Türkiye’nin Boğazların statüsünü değiştirmek iki savaş arası dönemde dile getirdiği talepler sonucu Montrö Boğazlar Sözleşmesi 1936 yılında imzalandı. Sözleşmeyle savaş ve barış zamanlarında İstanbul Boğazı, Çanakkale Boğazı ve Marmara Denizi trafiğini düzenleyen kurallar belirlendi. Sözleşme İsviçre’nin Montreux kentinde Fransa, İngiltere, Bulgaristan, Japonya, Sovyetler Birliği, Türkiye, Romanya ve Yugoslavya devlet temsilcileri tarafından 20 Temmuz 1936’da imzalandı. 15 Ağustos 1936 itibarıyla da Türk ordusu tarafından boğazlar askerileştirildi. 

Savaş Gemileri Geçiş Rejimi
Montrö Boğazlar Sözleşmesi savaş gemileri geçiş rejimi barış zamanı, Türkiye’nin savaşan olduğu savaş zamanı, Türkiye’nin savaşan olmadığı savaş zamanı ve Türkiye’nin kendini savaş tehdidi altında saydığı zaman olmak üzere dört farklı durum için düzenlenmiştir. Anlaşmanın genel ilkesi serbest geçiş olsa da özellikle Karadeniz’in güvenliği için Karadeniz’e kıyıdaş ülkelerin lehine düzenlemeler yapılmıştır. 
Barış zamanında;
 Savaş gemilerinin Boğazlardan geçişi için Türk Hükümeti’ne diplomasi yoluyla bir ön bildirimde bulunulması şarttır. 
 Karadeniz’de Karadeniz’e kıyıdaş olmayan devletlere ait savaş gemilerinin toplam tonajı 30000 tonu (belli durumlarda en fazla 45000) aşmamalıdır. 
 Karadeniz’e kıyıdaş olmayan devletler Karadeniz’e giriş tarihlerinden itibaren 21 günden çok kalamazlar.
 Karadeniz’e kıyıdaş olma durumlarına bakılmaksızın tüm devletlerin; hafif su üstü gemileri, küçük savaş gemileri ve yardımcı gemileri belli şartlar dahilinde Boğazlardan geçiş özgürlüğünden faydalanır. Bu sınıflar dışındaki hattı harp gemileri ve denizaltıların geçişi ise Karadeniz’e kıyıdaş ülkelere serbesttir. 
 Boğazlardan transit geçişte yabancı deniz kuvvetlerinin en yüksek toplam tonajı 15000 tonu aşamaz ve en fazla 9 gemiyi içerir. 
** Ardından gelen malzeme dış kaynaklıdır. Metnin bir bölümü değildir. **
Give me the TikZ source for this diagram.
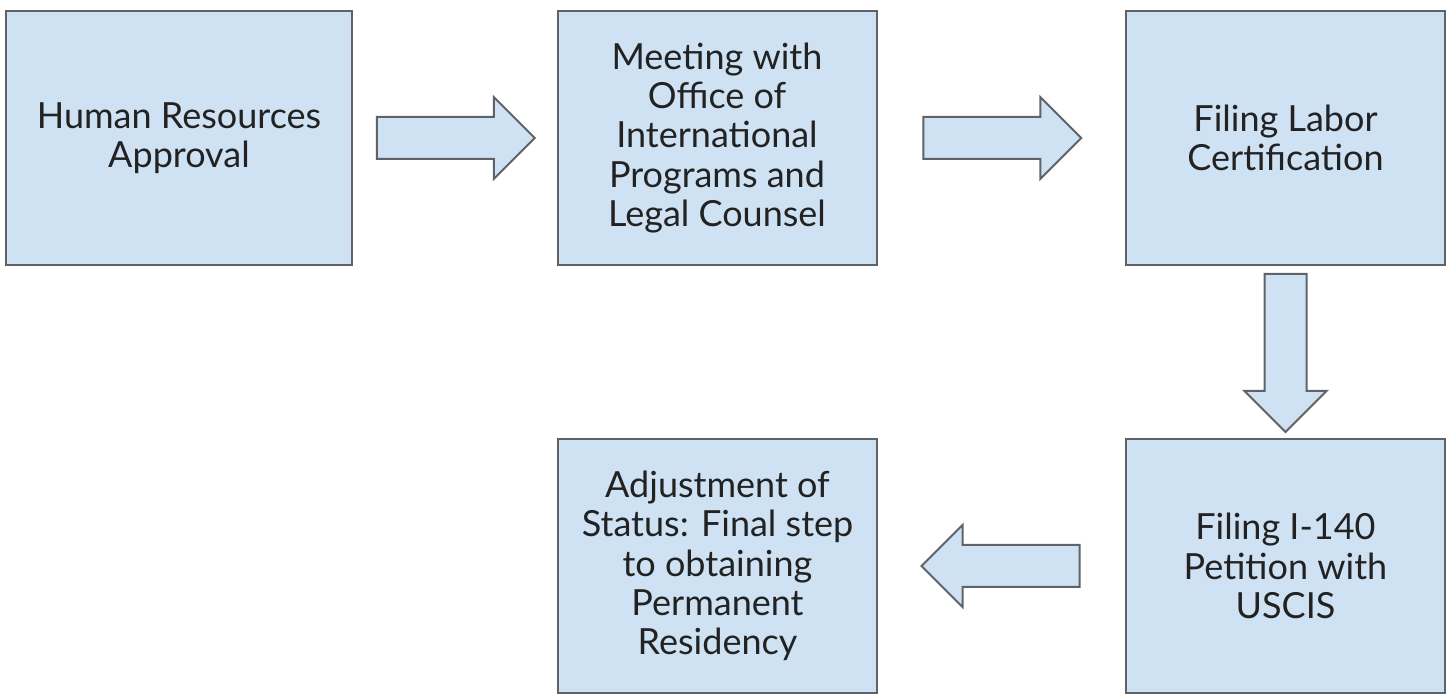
\documentclass[tikz,border=0pt]{standalone}
\usepackage{fontspec}
\setmainfont{Lato}
\usetikzlibrary{shapes.arrows,calc}
\definecolor{boxfill}{HTML}{CFE2F3}
\definecolor{boxline}{HTML}{5F6266}
\definecolor{boxtext}{HTML}{222222}
\begin{document}
\begin{tikzpicture}[x=0.5pt, y=-0.5pt,
    stepbox/.style={draw=boxline, fill=boxfill, line width=1pt, rectangle,
        minimum width=159.5pt, minimum height=127pt, inner sep=0pt,
        align=center, text=boxtext, font=\fontsize{18}{19.7}\selectfont},
    flowarrow/.style={draw=boxline, fill=boxfill, line width=1pt, single arrow,
        minimum height=79pt, minimum width=40pt, single arrow head extend=10pt,
        inner sep=10pt, anchor=tail}]
        \useasboundingbox (0,0) rectangle (1448,694);
        \node[stepbox, minimum width=173pt] (hr) at (179,138) {Human Resources\\Approval};
        \node[stepbox] (meet) at (717,138) {Meeting with\\Office of\\International\\Programs and\\Legal Counsel};
        \node[stepbox] (labor) at (1285.5,138) {Filing Labor\\Certification};
        \node[stepbox] (petition) at (1285.5,566) {Filing I-140\\Petition with\\USCIS};
        \node[stepbox] (adjust) at (717.5,566) {Adjustment of\\Status: Final step\\to obtaining\\Permanent\\Residency};
        \node[flowarrow] (a1) at ($(hr.east)!0.5!(meet.west)!39.5pt!(hr.east)$) {};
        \node[flowarrow] (a2) at ($(meet.east)!0.5!(labor.west)!39.5pt!(meet.east)$) {};
        \node[flowarrow, shape border rotate=270] (a3) at ($(labor.south)!0.5!(petition.north)!39.5pt!(labor.south)$) {};
        \node[flowarrow, shape border rotate=180] (a4) at ($(petition.west)!0.5!(adjust.east)!39.5pt!(petition.west)$) {};
    \end{tikzpicture}
\end{document}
Savaş zamanında ise Türkiye savaşta değil ise savaşta olmayan devletlerin gemileri Karadeniz’e kıyıdaş olsun veya olmasın Boğazlardan barış zamanı koşullarına bağlı olarak geçebilirler. Savaşan devletlerin gemileri ise üç istisna haricinde Boğazlardan geçemezler. Eğer savaşan ülkelerin gemileri bağlama limanlarına gidiyorsa, Birleşmiş Milletler tarafından alınan zorlama önlemlerini uygulayacaklarsa ya da Türkiye’nin taraf olduğu bir yardım antlaşması çerçevesinde geçiyorlarsa Boğazlardan geçebilirler. 
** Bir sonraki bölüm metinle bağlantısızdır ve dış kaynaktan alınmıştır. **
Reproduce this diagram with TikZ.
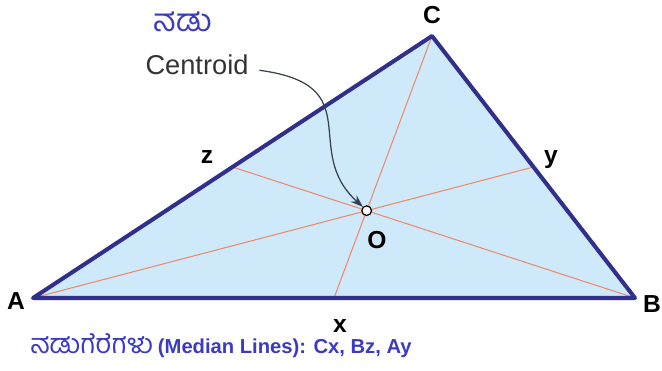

Türkiye’nin savaşan bir taraf olması ya da savaş tehlikesi tehdidine kanaat getirmesi durumunda ise Boğazlardan savaş gemisi geçişi Türkiye’nin takdirine bırakılıyor. 
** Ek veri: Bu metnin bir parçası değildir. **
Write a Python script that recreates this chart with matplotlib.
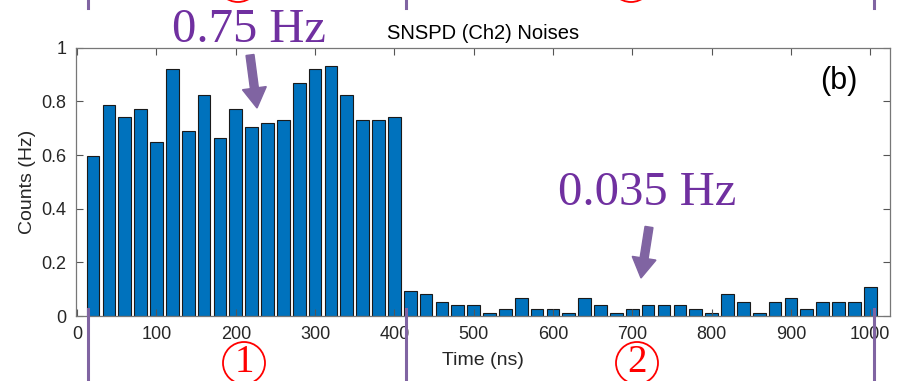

Ticaret Gemileri Geçiş Rejimi
Montrö Antlaşması’na göre ticaret gemileri geçişi de serbestlik ilkesine göre işler. Barış zamanında bildirim yapıldığı takdirde bayrağı ve yükü ne olursa olsun ticaret gemileri sadece sağlık denetimiyle ilgili formaliteye tabi tutulur. Kılavuz ve römorkaj da isteğe bağlıdır. Karadeniz’e kıyıdaş olsun ya da olmasın kurallar tüm ülkelere eşit olarak uygulanır. Savaş zamanında Türkiye’nin savaşan taraflardan biri olmadığı durumunda barış zamanı kuralları geçerlidir. Türkiye’nin savaşan olması durumunda ise Türkiye’yle savaşan devletlerin ticaret gemisi geçişleri Türkiye’nin takdirine bağlıdır. Diğer devletlerin gemileri de Türkiye’ye düşman devletlere yardım etmemek gösterilen yolu takip etmek şartıyla Boğazlardan geçebilir.